▸ EXERCISE MATERIALS
# # # # # # #
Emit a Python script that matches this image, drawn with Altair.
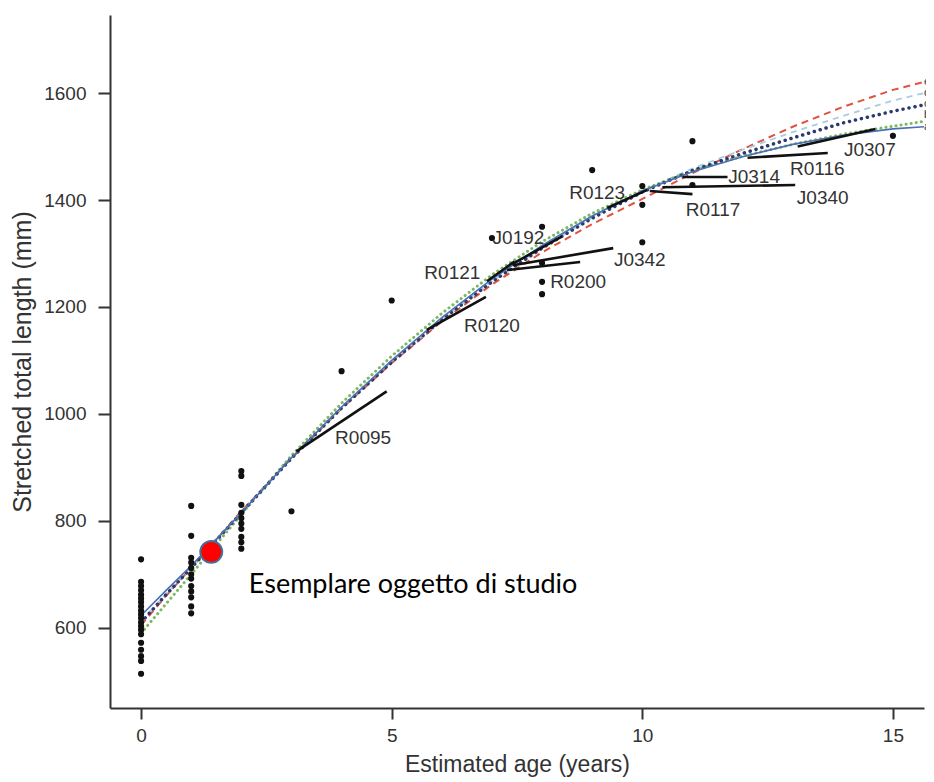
import altair as alt
import pandas as pd

# ---- fitted growth curves ----
curve_age = [0, 0.5, 1, 2, 3, 4, 5, 6, 7, 8, 9, 10, 11, 12, 13, 14, 15, 15.62]
curve_a = [623, 670, 716, 815, 918, 1013, 1100, 1180, 1252, 1315, 1370, 1417, 1453, 1481, 1504, 1521, 1533, 1537]
curve_b = [590, 645, 700, 812, 922, 1020, 1108, 1188, 1260, 1322, 1375, 1419, 1455, 1482, 1504, 1523, 1538, 1547]
curve_c = [610, 662, 712, 815, 917, 1011, 1097, 1176, 1247, 1310, 1366, 1415, 1455, 1487, 1516, 1544, 1566, 1578]
curve_d = [612, 664, 714, 816, 918, 1012, 1098, 1177, 1248, 1311, 1367, 1417, 1459, 1494, 1527, 1557, 1586, 1600]
curve_e = [605, 660, 712, 818, 917, 1010, 1095, 1173, 1242, 1302, 1355, 1402, 1450, 1495, 1537, 1574, 1606, 1621]
curve_names = ["e", "d", "c", "b", "a"]
curve_end_len = [1621, 1600, 1580, 1559, 1536]

# ---- observed specimens ----
pt_age = ([0] * 20 + [1] * 12 + [2] * 10 + [3, 4, 5, 7] + [8] * 4 + [9] + [10] * 3 + [11] * 2 + [15])
pt_len = ([728, 686, 678, 670, 662, 655, 648, 640, 632, 625, 618, 610, 603, 596, 588, 572, 559, 547, 538, 514]
          + [828, 772, 731, 722, 712, 700, 692, 678, 668, 657, 640, 627]
          + [893, 884, 830, 815, 805, 795, 785, 770, 760, 748]
          + [818, 1080, 1212, 1329]
          + [1350, 1282, 1247, 1224]
          + [1456]
          + [1426, 1391, 1321]
          + [1510, 1428]
          + [1520])

# ---- back-calculated individual growth segments ----
seg_id = ["R0095", "R0120", "R0121", "J0192", "R0200", "J0342", "R0123", "R0117", "J0314", "J0340", "R0116", "J0307"]
seg_x0 = [3.1, 5.7, 6.9, 7.4, 7.3, 7.42, 9.3, 10.15, 10.8, 10.4, 12.1, 13.1]
seg_y0 = [930, 1157, 1248, 1280, 1269, 1278, 1385, 1417, 1443, 1424, 1479, 1500]
seg_x1 = [4.9, 6.88, 7.45, 8.4, 8.76, 9.42, 10.1, 11.0, 11.7, 13.05, 13.7, 14.65]
seg_y1 = [1042, 1219, 1285, 1332, 1284, 1310, 1419, 1411, 1443, 1428, 1488, 1533]
lab_x = [4.43, 7.0, 6.21, 7.53, 8.72, 9.95, 9.1, 11.41, 12.23, 13.6, 13.49, 14.54]
lab_y = [955, 1164, 1264, 1329, 1247, 1288, 1413, 1381, 1443, 1404, 1458, 1493]

# ---- highlighted specimen ----
star_age = [1.40]
star_len = [742]
star_text = ["Esemplare oggetto di studio"]
star_text_age = [2.15]
star_text_len = [680]

xs = alt.Scale(domain=[-0.62, 15.62], nice=False, zero=False)
ys = alt.Scale(domain=[450, 1746], nice=False, zero=False)

X = lambda f: alt.X(f, type="quantitative", scale=xs,
                    axis=alt.Axis(values=[0, 5, 10, 15], title="Estimated age (years)", format="d"))
Y = lambda f: alt.Y(f, type="quantitative", scale=ys,
                    axis=alt.Axis(values=[600, 800, 1000, 1200, 1400, 1600], format="d",
                                  title="Stretched total length (mm)"))

def curve_df(vals):
    return pd.DataFrame({"age": curve_age, "len": vals})

def curve_layer(vals, color, width, dash, cap="butt"):
    kw = dict(color=color, strokeWidth=width, strokeCap=cap, clip=True)
    if dash:
        kw["strokeDash"] = dash
    return alt.Chart(curve_df(vals)).mark_line(**kw).encode(x=X("age"), y=Y("len"), order="age:Q")

layers = [
    curve_layer(curve_e, "#e0533f", 2, [7, 5]),
    curve_layer(curve_d, "#a8cde0", 1.8, [6, 5]),
    curve_layer(curve_b, "#7cb862", 3, [0.1, 5], "round"),
    curve_layer(curve_c, "#2b3a6e", 3.5, [0.1, 6], "round"),
    curve_layer(curve_a, "#4a6fb5", 1.6, None),
]

seg_df = pd.DataFrame({"id": seg_id, "x0": seg_x0, "y0": seg_y0, "x1": seg_x1, "y1": seg_y1})
segs = alt.Chart(seg_df).mark_rule(color="#111111", strokeWidth=2.6).encode(
    x=X("x0"), y=Y("y0"), x2="x1", y2="y1")

lab_df = pd.DataFrame({"id": seg_id, "x": lab_x, "y": lab_y})
labs = alt.Chart(lab_df).mark_text(font="Liberation Sans", fontSize=19, color="#333333",
                                   align="center", baseline="middle").encode(
    x=X("x"), y=Y("y"), text="id:N")

pt_df = pd.DataFrame({"age": pt_age, "len": pt_len})
pts = alt.Chart(pt_df).mark_circle(color="#111111", size=38, opacity=1).encode(x=X("age"), y=Y("len"))

end_df = pd.DataFrame({"name": curve_names, "age": [15.62] * 5, "len": curve_end_len})
ends = alt.Chart(end_df).mark_text(font="Liberation Sans", fontSize=11, color="#333333",
                                   align="left", baseline="middle", dx=0).encode(
    x=X("age"), y=Y("len"), text="name:N")

star_df = pd.DataFrame({"age": star_age, "len": star_len})
star = alt.Chart(star_df).mark_point(shape="circle", filled=True, fill="#ff0000", stroke="#41719c",
                                     strokeWidth=2, size=480, opacity=1, fillOpacity=1).encode(
    x=X("age"), y=Y("len"))

stxt_df = pd.DataFrame({"t": star_text, "age": star_text_age, "len": star_text_len})
stxt = alt.Chart(stxt_df).mark_text(font="Lato", fontSize=27, color="#000000",
                                    align="left", baseline="middle").encode(
    x=X("age"), y=Y("len"), text="t:N")

chart = alt.layer(*layers, segs, pts, labs, ends, star, stxt).properties(
    width=814, height=693,
    autosize=alt.AutoSizeParams(type="none"),
    padding={"left": 102, "top": 7, "right": 2, "bottom": 70},
).configure_view(stroke=None).configure_axis(
    grid=False, domainColor="#333333", domainWidth=2, tickColor="#333333", tickWidth=2,
    labelFont="Liberation Sans", titleFont="Liberation Sans", labelColor="#333333",
    titleColor="#333333", labelFontSize=19, titleFontWeight="normal",
).configure_axisX(tickSize=11, labelPadding=7, titlePadding=8, titleFontSize=23
).configure_axisY(tickSize=12, labelPadding=12, titlePadding=8, titleFontSize=25)

chart.save("out.html", embed_options={"renderer": "svg", "actions": False})
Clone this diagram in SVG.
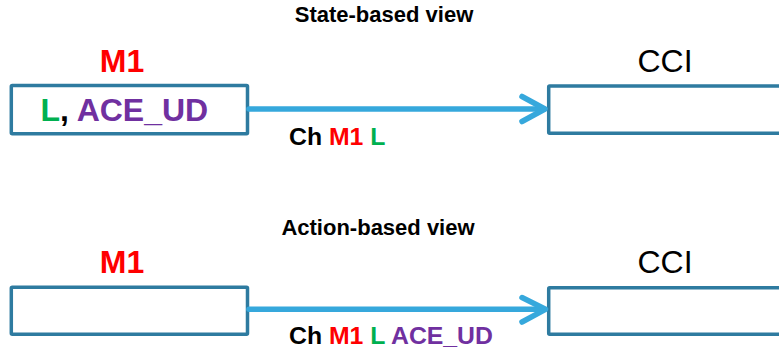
<svg xmlns="http://www.w3.org/2000/svg" width="779" height="353" viewBox="0 0 779 353">
  <style>
    .box { fill: #ffffff; stroke: #2E7BA0; stroke-width: 3.5; }
    .conn { stroke: #36A8DC; stroke-width: 5.5; fill: none; stroke-linecap: round; stroke-linejoin: round; }
    .title { font-family: "Liberation Sans", Arial, sans-serif; font-weight: bold; font-size: 22px; fill: #000; }
    .name { font-family: "Liberation Sans", Arial, sans-serif; font-size: 32px; }
    .lbl { font-family: "Liberation Sans", Arial, sans-serif; font-weight: bold; font-size: 24.8px; }
    .red { fill: #FF0000; }
    .green { fill: #00B050; }
    .purple { fill: #7030A0; }
    .black { fill: #000000; }
  </style>
  <rect width="779" height="353" fill="#ffffff"/>

  <text class="title" x="384" y="21.5" text-anchor="middle">State-based view</text>
  <text class="title" x="378" y="235" text-anchor="middle">Action-based view</text>

  <g id="m1-state">
    <text class="name red" x="122" y="72.3" text-anchor="middle" font-weight="bold">M1</text>
    <rect class="box" x="11.3" y="85.5" width="236.2" height="48.2" rx="1"/>
    <text class="name" x="40.5" y="121" font-size="32.5" font-weight="bold"><tspan class="green">L</tspan><tspan class="black">, </tspan><tspan class="purple">ACE_UD</tspan></text>
  </g>

  <g id="cci-state">
    <text class="name black" x="665" y="72.3" text-anchor="middle">CCI</text>
    <rect class="box" x="548.7" y="86" width="260" height="47.3" rx="1"/>
  </g>

  <g id="m1-action">
    <text class="name red" x="122" y="273" text-anchor="middle" font-weight="bold">M1</text>
    <rect class="box" x="11.3" y="287.3" width="236.2" height="46.9" rx="1"/>
  </g>

  <g id="cci-action">
    <text class="name black" x="665" y="272.7" text-anchor="middle">CCI</text>
    <rect class="box" x="548.7" y="287.7" width="260" height="46.5" rx="1"/>
  </g>

  <g id="connectors">
    <line class="conn" x1="249" y1="109" x2="544" y2="109"/>
    <polyline class="conn" points="522,96.5 545,109 522,121.5"/>
    <line class="conn" x1="249" y1="309.3" x2="544" y2="309.3"/>
    <polyline class="conn" points="522,297.5 545.5,309.3 522,322"/>
    <text class="lbl" x="289" y="145"><tspan class="black">Ch </tspan><tspan class="red">M1 </tspan><tspan class="green">L</tspan></text>
    <text class="lbl" x="289" y="344"><tspan class="black">Ch </tspan><tspan class="red">M1 </tspan><tspan class="green">L </tspan><tspan class="purple">ACE_UD</tspan></text>
  </g>
</svg>
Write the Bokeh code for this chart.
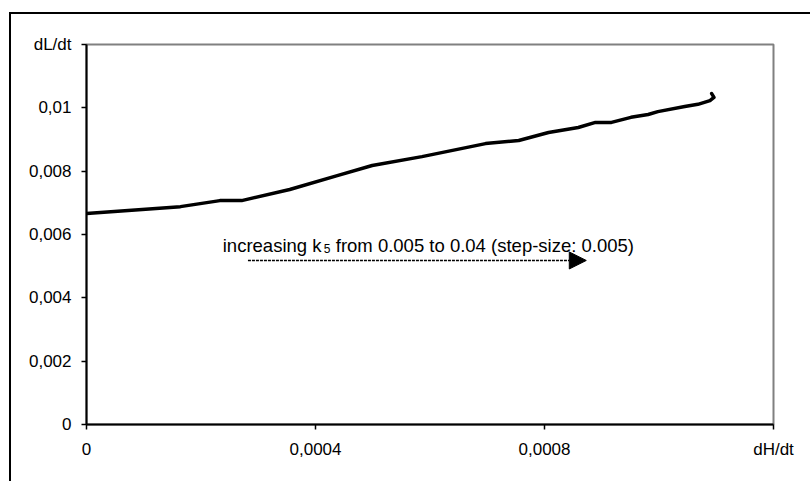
from bokeh.plotting import figure
from bokeh.models import Range1d, FixedTicker, Label, Arrow, NormalHead
from bokeh.embed import file_html
from bokeh.resources import INLINE

# Data (dH/dt vs dL/dt while k5 increases)
dHdt = [0.0, 0.000164, 0.000233, 0.000271, 0.000355, 0.000438, 0.000499,
        0.000586, 0.000697, 0.000755, 0.000807, 0.000859, 0.000889, 0.000917,
        0.000951, 0.000981, 0.000998, 0.001045, 0.001068, 0.001089, 0.001096,
        0.001092]
dLdt = [0.00666, 0.00688, 0.00707, 0.00707, 0.00742, 0.00786, 0.00818,
        0.00846, 0.00887, 0.00897, 0.00922, 0.00938, 0.00954, 0.00954,
        0.00970, 0.00979, 0.00988, 0.01004, 0.01011, 0.01023, 0.01033,
        0.01045]

x_ticks = [0.0, 0.0004, 0.0008, 0.0012]
x_tick_labels = ["0", "0,0004", "0,0008", "dH/dt"]
y_ticks = [0.0, 0.002, 0.004, 0.006, 0.008, 0.010, 0.012]
y_tick_labels = ["0", "0,002", "0,004", "0,006", "0,008", "0,01", "dL/dt"]

note_a = "increasing k"
note_sub = "5"
note_b = "from 0.005 to 0.04 (step-size: 0.005)"

FONT = "Liberation Sans"

p = figure(width=801, height=469,
           x_range=Range1d(0, 0.0012), y_range=Range1d(0, 0.012),
           output_backend="svg", toolbar_location=None,
           min_border_left=75, min_border_right=39,
           min_border_top=30, min_border_bottom=59)

p.styles = {"margin-top": "12px", "margin-left": "9px",
            "border-top": "2px solid black", "border-left": "2px solid black"}

p.background_fill_color = "white"
p.border_fill_color = "white"
p.outline_line_color = "#808080"
p.outline_line_width = 2
p.xgrid.visible = False
p.ygrid.visible = False

for ax, ticks, labels in ((p.xaxis[0], x_ticks, x_tick_labels),
                          (p.yaxis[0], y_ticks, y_tick_labels)):
    ax.ticker = FixedTicker(ticks=ticks)
    ax.major_label_overrides = {t: l for t, l in zip(ticks, labels)}
    ax.axis_line_color = "black"
    ax.axis_line_width = 2
    ax.major_tick_line_color = "black"
    ax.major_tick_line_width = 1.5
    ax.major_tick_out = 5
    ax.major_tick_in = 0
    ax.minor_tick_line_color = None
    ax.major_label_text_font = FONT
    ax.major_label_text_font_size = "17px"
    ax.major_label_text_color = "black"
    ax.major_label_standoff = 10

p.line(dHdt, dLdt, line_width=3.5, line_color="black",
       line_join="round", line_cap="round")

# Annotation with subscript
nx, ny = 0.000238, 0.00565
p.add_layout(Label(x=nx, y=ny, text=note_a, text_baseline="alphabetic",
                   text_font=FONT, text_font_size="18.5px", text_color="black"))
p.add_layout(Label(x=nx, y=ny, text=note_sub, x_offset=101, y_offset=-3,
                   text_baseline="alphabetic",
                   text_font=FONT, text_font_size="12px", text_color="black"))
p.add_layout(Label(x=nx, y=ny, text=note_b, x_offset=113,
                   text_baseline="alphabetic",
                   text_font=FONT, text_font_size="18.5px", text_color="black"))

p.add_layout(Arrow(x_start=0.000282, y_start=0.00518,
                   x_end=0.000873, y_end=0.00518,
                   line_color="black", line_width=1.5, line_dash="3 1",
                   end=NormalHead(size=17, fill_color="black",
                                  line_color="black", line_width=1)))

open("out.html", "w").write(file_html(p, INLINE))
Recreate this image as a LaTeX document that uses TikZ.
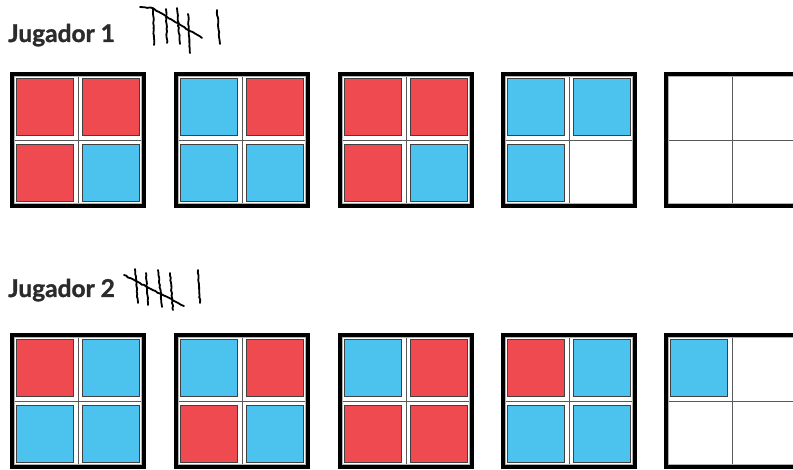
\documentclass[tikz,border=0pt]{standalone}
\usepackage{fontspec}
\setmainfont{Lato}[BoldFeatures={FakeBold=1.2}]
\usetikzlibrary{decorations.pathmorphing}
\definecolor{tred}{HTML}{EE4A50}
\definecolor{tblue}{HTML}{4BC3EE}
\definecolor{ink}{HTML}{2B2B2B}
\newcommand\mysq[4]{\node[#4] (#1) at (#2,#3) {};}
\newcommand\myboard[7]{%
  \draw[gridline] ({#2},{#3-64}) -- ({#2},{#3+64});
  \draw[gridline] ({#2-64},{#3}) -- ({#2+64},{#3});
  \draw[innerline] ({#2-63.3},{#3-63.3}) rectangle ({#2+63.3},{#3+63.3});
  \node[boardframe] (#1) at (#2,#3) {};
  \mysq{#1a}{#2-33}{#3-33}{#4}
  \mysq{#1b}{#2+33}{#3-33}{#5}
  \mysq{#1c}{#2-33}{#3+33}{#6}
  \mysq{#1d}{#2+33}{#3+33}{#7}
}
\begin{document}
\begin{tikzpicture}[x=1pt,y=-1pt,
  boardframe/.style={draw=black,line width=4pt,minimum size=132pt,inner sep=0pt},
  sq/.style={draw=black!75,line width=1.4pt,minimum size=56.5pt,inner sep=0pt},
  rc/.style={sq,fill=tred}, bc/.style={sq,fill=tblue}, nc/.style={inner sep=0pt},
  gridline/.style={draw=black!65,line width=0.8pt},
  innerline/.style={draw=black!30,line width=0.7pt},
  tally/.style={line width=1.8pt,line cap=round,decorate,decoration={random steps,segment length=2.5pt,amplitude=0.45pt}},
  plabel/.style={font=\fontsize{24.5}{28}\selectfont\bfseries,text=ink,anchor=base west,inner sep=0pt}]
\clip (0,0) rectangle (793,470);
\fill[white] (0,0) rectangle (793,470);
\pgfmathsetseed{7}
\node[plabel] (j1) at (8,42) {Jugador 1};
\node[plabel] (j2) at (8,297) {Jugador 2};
% tallies player 1
\draw[tally] (153,8) -- (154,45);
\draw[tally] (166,9) -- (167,43);
\draw[tally] (177,8) -- (180,44);
\draw[tally] (188,14) -- (190,53);
\draw[tally] (217,10) -- (220,44);
\draw[tally] (140,7) -- (152,8) -- (202,38);
% tallies player 2
\draw[tally] (135,269) -- (138,303);
\draw[tally] (146,273) -- (148,305);
\draw[tally] (158,270) -- (162,307);
\draw[tally] (170,273) -- (173,310);
\draw[tally] (198,270) -- (200,303);
\draw[tally] (124,275) -- (184,306);
% row 1
\myboard{fa}{78}{140}{rc}{rc}{rc}{bc}
\myboard{fb}{242}{140}{bc}{rc}{bc}{bc}
\myboard{fc}{406}{140}{rc}{rc}{rc}{bc}
\myboard{fd}{569}{140}{bc}{bc}{bc}{nc}
\myboard{fe}{732}{140}{nc}{nc}{nc}{nc}
% row 2
\myboard{ga}{78}{401}{rc}{bc}{bc}{bc}
\myboard{gb}{242}{401}{bc}{rc}{rc}{bc}
\myboard{gc}{406}{401}{bc}{rc}{rc}{rc}
\myboard{gd}{569}{401}{rc}{bc}{bc}{bc}
\myboard{ge}{732}{401}{bc}{nc}{nc}{nc}
\end{tikzpicture}
\end{document}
# # # # # # #
Omit all pictures and repeat exactly the lines from the one containing "Write the Bokeh code for this chart." through the one containing "from bokeh.resources import INLINE", ends included, with nothing added.

Write the Bokeh code for this chart.
from bokeh.plotting import figure
from bokeh.models import Range1d, FixedTicker, Label, Arrow, NormalHead
from bokeh.embed import file_html
from bokeh.resources import INLINE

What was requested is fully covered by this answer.